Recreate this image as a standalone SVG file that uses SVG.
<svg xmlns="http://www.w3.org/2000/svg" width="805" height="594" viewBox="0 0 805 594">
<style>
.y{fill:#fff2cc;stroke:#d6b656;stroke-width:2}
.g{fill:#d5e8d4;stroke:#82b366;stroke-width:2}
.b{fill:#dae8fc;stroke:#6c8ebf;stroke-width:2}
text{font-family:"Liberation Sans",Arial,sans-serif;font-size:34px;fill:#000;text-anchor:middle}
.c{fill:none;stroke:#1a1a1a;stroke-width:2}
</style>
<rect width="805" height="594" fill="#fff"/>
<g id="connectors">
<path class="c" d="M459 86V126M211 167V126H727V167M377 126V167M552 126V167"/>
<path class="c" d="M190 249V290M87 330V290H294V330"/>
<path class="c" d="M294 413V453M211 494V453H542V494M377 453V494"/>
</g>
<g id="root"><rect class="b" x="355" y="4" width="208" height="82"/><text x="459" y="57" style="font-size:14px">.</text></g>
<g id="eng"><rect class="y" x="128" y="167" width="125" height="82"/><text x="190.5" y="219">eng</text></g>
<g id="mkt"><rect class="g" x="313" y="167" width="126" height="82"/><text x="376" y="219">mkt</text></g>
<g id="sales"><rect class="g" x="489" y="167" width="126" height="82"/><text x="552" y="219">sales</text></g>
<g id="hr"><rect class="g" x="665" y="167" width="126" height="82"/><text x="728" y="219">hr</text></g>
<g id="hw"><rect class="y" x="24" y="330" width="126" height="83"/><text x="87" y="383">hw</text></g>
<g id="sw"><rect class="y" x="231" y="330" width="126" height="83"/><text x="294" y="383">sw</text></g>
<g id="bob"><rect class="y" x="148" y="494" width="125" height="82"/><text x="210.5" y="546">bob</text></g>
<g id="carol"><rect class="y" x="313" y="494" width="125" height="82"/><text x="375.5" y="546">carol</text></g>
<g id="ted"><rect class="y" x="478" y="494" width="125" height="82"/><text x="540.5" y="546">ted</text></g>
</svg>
+ + + + +
▶ Instructions to follow:
Give an exact copy of all the data shown above.

▶ Task solution:
Recreate this image as a standalone SVG file that uses SVG.
<svg xmlns="http://www.w3.org/2000/svg" width="805" height="594" viewBox="0 0 805 594">
<style>
.y{fill:#fff2cc;stroke:#d6b656;stroke-width:2}
.g{fill:#d5e8d4;stroke:#82b366;stroke-width:2}
.b{fill:#dae8fc;stroke:#6c8ebf;stroke-width:2}
text{font-family:"Liberation Sans",Arial,sans-serif;font-size:34px;fill:#000;text-anchor:middle}
.c{fill:none;stroke:#1a1a1a;stroke-width:2}
</style>
<rect width="805" height="594" fill="#fff"/>
<g id="connectors">
<path class="c" d="M459 86V126M211 167V126H727V167M377 126V167M552 126V167"/>
<path class="c" d="M190 249V290M87 330V290H294V330"/>
<path class="c" d="M294 413V453M211 494V453H542V494M377 453V494"/>
</g>
<g id="root"><rect class="b" x="355" y="4" width="208" height="82"/><text x="459" y="57" style="font-size:14px">.</text></g>
<g id="eng"><rect class="y" x="128" y="167" width="125" height="82"/><text x="190.5" y="219">eng</text></g>
<g id="mkt"><rect class="g" x="313" y="167" width="126" height="82"/><text x="376" y="219">mkt</text></g>
<g id="sales"><rect class="g" x="489" y="167" width="126" height="82"/><text x="552" y="219">sales</text></g>
<g id="hr"><rect class="g" x="665" y="167" width="126" height="82"/><text x="728" y="219">hr</text></g>
<g id="hw"><rect class="y" x="24" y="330" width="126" height="83"/><text x="87" y="383">hw</text></g>
<g id="sw"><rect class="y" x="231" y="330" width="126" height="83"/><text x="294" y="383">sw</text></g>
<g id="bob"><rect class="y" x="148" y="494" width="125" height="82"/><text x="210.5" y="546">bob</text></g>
<g id="carol"><rect class="y" x="313" y="494" width="125" height="82"/><text x="375.5" y="546">carol</text></g>
<g id="ted"><rect class="y" x="478" y="494" width="125" height="82"/><text x="540.5" y="546">ted</text></g>
</svg>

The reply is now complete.